» **YOUR GOAL**: Give back the full listing, character for character, with no pictures.

» **DATA LINES**:
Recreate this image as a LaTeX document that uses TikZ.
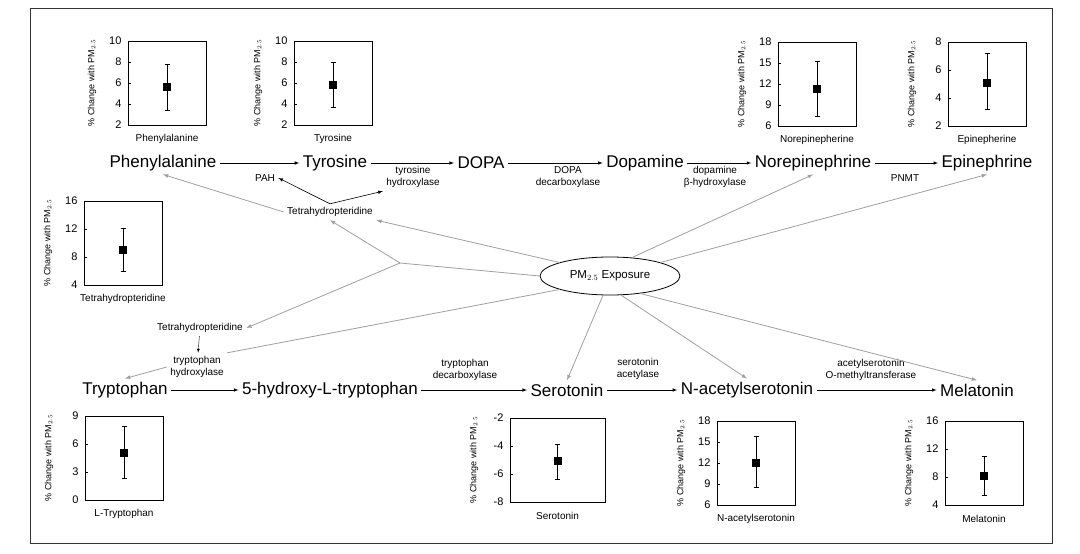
\documentclass[tikz,border=0pt]{standalone}
\usepackage{fontspec}
\setmainfont{Liberation Sans}
\usetikzlibrary{shapes.geometric}

\tikzset{
  met/.style={font=\fontsize{17}{19}\selectfont},
  enz/.style={font=\fontsize{10}{12}\selectfont, align=center},
  rxn/.style={->, >=latex, semithick},
  pm/.style={->, >=latex, gray!75, thick},
  tnum/.style={font=\fontsize{11}{12}\selectfont, anchor=east},
  ax/.style={font=\fontsize{9}{10}\selectfont, rotate=90},
  gcap/.style={font=\fontsize{10}{11}\selectfont},
}

\begin{document}
\begin{tikzpicture}[x=1pt,y=-1pt]
\useasboundingbox (0,0) rectangle (1080,554);
\draw[thick, black!80] (30,8) rectangle (1052,543);

% metabolites
\node[met] (phe) at (163,163) {Phenylalanine};
\node[met] (tyr) at (335,163) {Tyrosine};
\node[met] (dopa) at (481,163) {DOPA};
\node[met] (da) at (645,163) {Dopamine};
\node[met] (ne) at (813,163) {Norepinephrine};
\node[met] (epi) at (987,163) {Epinephrine};
\node[met] (trp) at (125,390) {Tryptophan};
\node[met] (htp) at (330,390) {5-hydroxy-L-tryptophan};
\node[met] (ser) at (567,390) {Serotonin};
\node[met] (nas) at (747,390) {N-acetylserotonin};
\node[met] (mel) at (977,390) {Melatonin};

% enzymes
\node[enz] (pah) at (265,178) {PAH};
\node[enz] (th) at (413,177) {tyrosine\\hydroxylase};
\node[enz] (ddc) at (568,177) {DOPA\\decarboxylase};
\node[enz] (dbh) at (715,177) {dopamine\\β-hydroxylase};
\node[enz] (pnmt) at (905,178) {PNMT};
\node[enz] (bh4) at (330,212) {Tetrahydropteridine};
\node[enz] (bh4b) at (200,328) {Tetrahydropteridine};
\node[enz] (tph) at (197,367) {tryptophan\\hydroxylase};
\node[enz] (aadc) at (465,370) {tryptophan\\decarboxylase};
\node[enz] (aanat) at (638,369) {serotonin\\acetylase};
\node[enz] (asmt) at (871,370) {acetylserotonin\\O-methyltransferase};

\node[ellipse, draw, thick, minimum width=140pt, minimum height=38pt,
  font=\fontsize{11.5}{13}\selectfont] (pmx) at (610,276) {PM$_{2.5}$ Exposure};

% pathway steps
\draw[rxn] (phe) -- (tyr);
\draw[rxn] (tyr) -- (dopa);
\draw[rxn] (dopa) -- (da);
\draw[rxn] (da) -- (ne);
\draw[rxn] (ne) -- (epi);
\draw[rxn] (trp) -- (htp);
\draw[rxn] (htp) -- (ser);
\draw[rxn] (ser) -- (nas);
\draw[rxn] (nas) -- (mel);
\draw[rxn] (bh4.north) -- (pah.east);
\draw[rxn] (bh4.north) -- (th.south west);
\draw[rxn, thin] (bh4b) -- (tph);

% PM2.5 effects
\coordinate (fork) at (400,263);
\draw[pm] (bh4.west) -- (phe.south);
\draw[gray!75, thick] (pmx.180) -- (fork);
\draw[pm] (fork) -- (bh4.south);
\draw[pm] (fork) -- (bh4b.east);
\draw[pm] (pmx.165) -- (bh4.south east);
\draw[gray!75, thick] (pmx.195) -- (tph.north east);
\draw[pm] (tph.west) -- (trp.north);
\draw[pm] (pmx.40) -- (ne.south);
\draw[pm] (pmx.15) -- (epi.south);
\draw[pm] (pmx.250) -- (ser.north);
\draw[pm] (pmx.300) -- (nas.north);
\draw[pm] (pmx.330) -- (mel.north);

% panels: name/left/top/width/min/step/max/value/low/high/label
\foreach \nm/\bx/\by/\bw/\lo/\st/\hi/\v/\el/\eh/\lab in {
  gphe/128/41/78/2/2/10/5.6/3.4/7.8/Phenylalanine,
  gtyr/294/41/78/2/2/10/5.8/3.7/8/Tyrosine,
  gne/778/42/78/6/3/18/11.3/7.4/15.2/Norepinepherine,
  gepi/948/42/78/2/2/8/5.1/3.2/7.2/Epinepherine,
  gbh4/84/201/78/4/4/16/9/6/12.1/Tetrahydropteridine,
  gtrp/85/416/78/0/3/9/5/2.3/7.9/L-Tryptophan,
  gser/510/418/95/-8/2/-2/-5.1/-6.4/-3.9/Serotonin,
  gnas/717/421/78/6/3/18/12/8.5/15.8/N-acetylserotonin,
  gmel/945/421/78/4/4/16/8.1/5.4/11/Melatonin} {
  \pgfmathsetmacro\nx{\lo+\st}
  \pgfmathsetmacro\cx{\bx+\bw/2}
  \node[draw, thick, minimum width=\bw pt, minimum height=84pt, inner sep=0pt,
    anchor=north west] (\nm) at (\bx,\by) {};
  \foreach \t in {\lo,\nx,...,\hi} {
    \pgfmathsetmacro\ty{\by+84-(\t-\lo)/(\hi-\lo)*84}
    \pgfmathtruncatemacro\tl{round(\t)}
    \draw (\bx,\ty) -- (\bx+3,\ty);
    \node[tnum] at (\bx-3,\ty) {\tl};
  }
  \pgfmathsetmacro\yv{\by+84-(\v-\lo)/(\hi-\lo)*84}
  \pgfmathsetmacro\yl{\by+84-(\el-\lo)/(\hi-\lo)*84}
  \pgfmathsetmacro\yh{\by+84-(\eh-\lo)/(\hi-\lo)*84}
  \draw (\cx-2.5,\yl) -- (\cx+2.5,\yl) (\cx,\yl) -- (\cx,\yh) (\cx-2.5,\yh) -- (\cx+2.5,\yh);
  \fill (\cx-4,\yv-4) rectangle (\cx+4,\yv+4);
  \node[ax] at (\bx-36,\by+42) {\% Change with PM$_{2.5}$};
  \node[gcap] at (\cx,\by+98) {\lab};
}
\end{tikzpicture}
\end{document}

» **RESULT OF THIS TASK**:
Recreate this image as a LaTeX document that uses TikZ.
\documentclass[tikz,border=0pt]{standalone}
\usepackage{fontspec}
\setmainfont{Liberation Sans}
\usetikzlibrary{shapes.geometric}

\tikzset{
  met/.style={font=\fontsize{17}{19}\selectfont},
  enz/.style={font=\fontsize{10}{12}\selectfont, align=center},
  rxn/.style={->, >=latex, semithick},
  pm/.style={->, >=latex, gray!75, thick},
  tnum/.style={font=\fontsize{11}{12}\selectfont, anchor=east},
  ax/.style={font=\fontsize{9}{10}\selectfont, rotate=90},
  gcap/.style={font=\fontsize{10}{11}\selectfont},
}

\begin{document}
\begin{tikzpicture}[x=1pt,y=-1pt]
\useasboundingbox (0,0) rectangle (1080,554);
\draw[thick, black!80] (30,8) rectangle (1052,543);

% metabolites
\node[met] (phe) at (163,163) {Phenylalanine};
\node[met] (tyr) at (335,163) {Tyrosine};
\node[met] (dopa) at (481,163) {DOPA};
\node[met] (da) at (645,163) {Dopamine};
\node[met] (ne) at (813,163) {Norepinephrine};
\node[met] (epi) at (987,163) {Epinephrine};
\node[met] (trp) at (125,390) {Tryptophan};
\node[met] (htp) at (330,390) {5-hydroxy-L-tryptophan};
\node[met] (ser) at (567,390) {Serotonin};
\node[met] (nas) at (747,390) {N-acetylserotonin};
\node[met] (mel) at (977,390) {Melatonin};

% enzymes
\node[enz] (pah) at (265,178) {PAH};
\node[enz] (th) at (413,177) {tyrosine\\hydroxylase};
\node[enz] (ddc) at (568,177) {DOPA\\decarboxylase};
\node[enz] (dbh) at (715,177) {dopamine\\β-hydroxylase};
\node[enz] (pnmt) at (905,178) {PNMT};
\node[enz] (bh4) at (330,212) {Tetrahydropteridine};
\node[enz] (bh4b) at (200,328) {Tetrahydropteridine};
\node[enz] (tph) at (197,367) {tryptophan\\hydroxylase};
\node[enz] (aadc) at (465,370) {tryptophan\\decarboxylase};
\node[enz] (aanat) at (638,369) {serotonin\\acetylase};
\node[enz] (asmt) at (871,370) {acetylserotonin\\O-methyltransferase};

\node[ellipse, draw, thick, minimum width=140pt, minimum height=38pt,
  font=\fontsize{11.5}{13}\selectfont] (pmx) at (610,276) {PM$_{2.5}$ Exposure};

% pathway steps
\draw[rxn] (phe) -- (tyr);
\draw[rxn] (tyr) -- (dopa);
\draw[rxn] (dopa) -- (da);
\draw[rxn] (da) -- (ne);
\draw[rxn] (ne) -- (epi);
\draw[rxn] (trp) -- (htp);
\draw[rxn] (htp) -- (ser);
\draw[rxn] (ser) -- (nas);
\draw[rxn] (nas) -- (mel);
\draw[rxn] (bh4.north) -- (pah.east);
\draw[rxn] (bh4.north) -- (th.south west);
\draw[rxn, thin] (bh4b) -- (tph);

% PM2.5 effects
\coordinate (fork) at (400,263);
\draw[pm] (bh4.west) -- (phe.south);
\draw[gray!75, thick] (pmx.180) -- (fork);
\draw[pm] (fork) -- (bh4.south);
\draw[pm] (fork) -- (bh4b.east);
\draw[pm] (pmx.165) -- (bh4.south east);
\draw[gray!75, thick] (pmx.195) -- (tph.north east);
\draw[pm] (tph.west) -- (trp.north);
\draw[pm] (pmx.40) -- (ne.south);
\draw[pm] (pmx.15) -- (epi.south);
\draw[pm] (pmx.250) -- (ser.north);
\draw[pm] (pmx.300) -- (nas.north);
\draw[pm] (pmx.330) -- (mel.north);

% panels: name/left/top/width/min/step/max/value/low/high/label
\foreach \nm/\bx/\by/\bw/\lo/\st/\hi/\v/\el/\eh/\lab in {
  gphe/128/41/78/2/2/10/5.6/3.4/7.8/Phenylalanine,
  gtyr/294/41/78/2/2/10/5.8/3.7/8/Tyrosine,
  gne/778/42/78/6/3/18/11.3/7.4/15.2/Norepinepherine,
  gepi/948/42/78/2/2/8/5.1/3.2/7.2/Epinepherine,
  gbh4/84/201/78/4/4/16/9/6/12.1/Tetrahydropteridine,
  gtrp/85/416/78/0/3/9/5/2.3/7.9/L-Tryptophan,
  gser/510/418/95/-8/2/-2/-5.1/-6.4/-3.9/Serotonin,
  gnas/717/421/78/6/3/18/12/8.5/15.8/N-acetylserotonin,
  gmel/945/421/78/4/4/16/8.1/5.4/11/Melatonin} {
  \pgfmathsetmacro\nx{\lo+\st}
  \pgfmathsetmacro\cx{\bx+\bw/2}
  \node[draw, thick, minimum width=\bw pt, minimum height=84pt, inner sep=0pt,
    anchor=north west] (\nm) at (\bx,\by) {};
  \foreach \t in {\lo,\nx,...,\hi} {
    \pgfmathsetmacro\ty{\by+84-(\t-\lo)/(\hi-\lo)*84}
    \pgfmathtruncatemacro\tl{round(\t)}
    \draw (\bx,\ty) -- (\bx+3,\ty);
    \node[tnum] at (\bx-3,\ty) {\tl};
  }
  \pgfmathsetmacro\yv{\by+84-(\v-\lo)/(\hi-\lo)*84}
  \pgfmathsetmacro\yl{\by+84-(\el-\lo)/(\hi-\lo)*84}
  \pgfmathsetmacro\yh{\by+84-(\eh-\lo)/(\hi-\lo)*84}
  \draw (\cx-2.5,\yl) -- (\cx+2.5,\yl) (\cx,\yl) -- (\cx,\yh) (\cx-2.5,\yh) -- (\cx+2.5,\yh);
  \fill (\cx-4,\yv-4) rectangle (\cx+4,\yv+4);
  \node[ax] at (\bx-36,\by+42) {\% Change with PM$_{2.5}$};
  \node[gcap] at (\cx,\by+98) {\lab};
}
\end{tikzpicture}
\end{document}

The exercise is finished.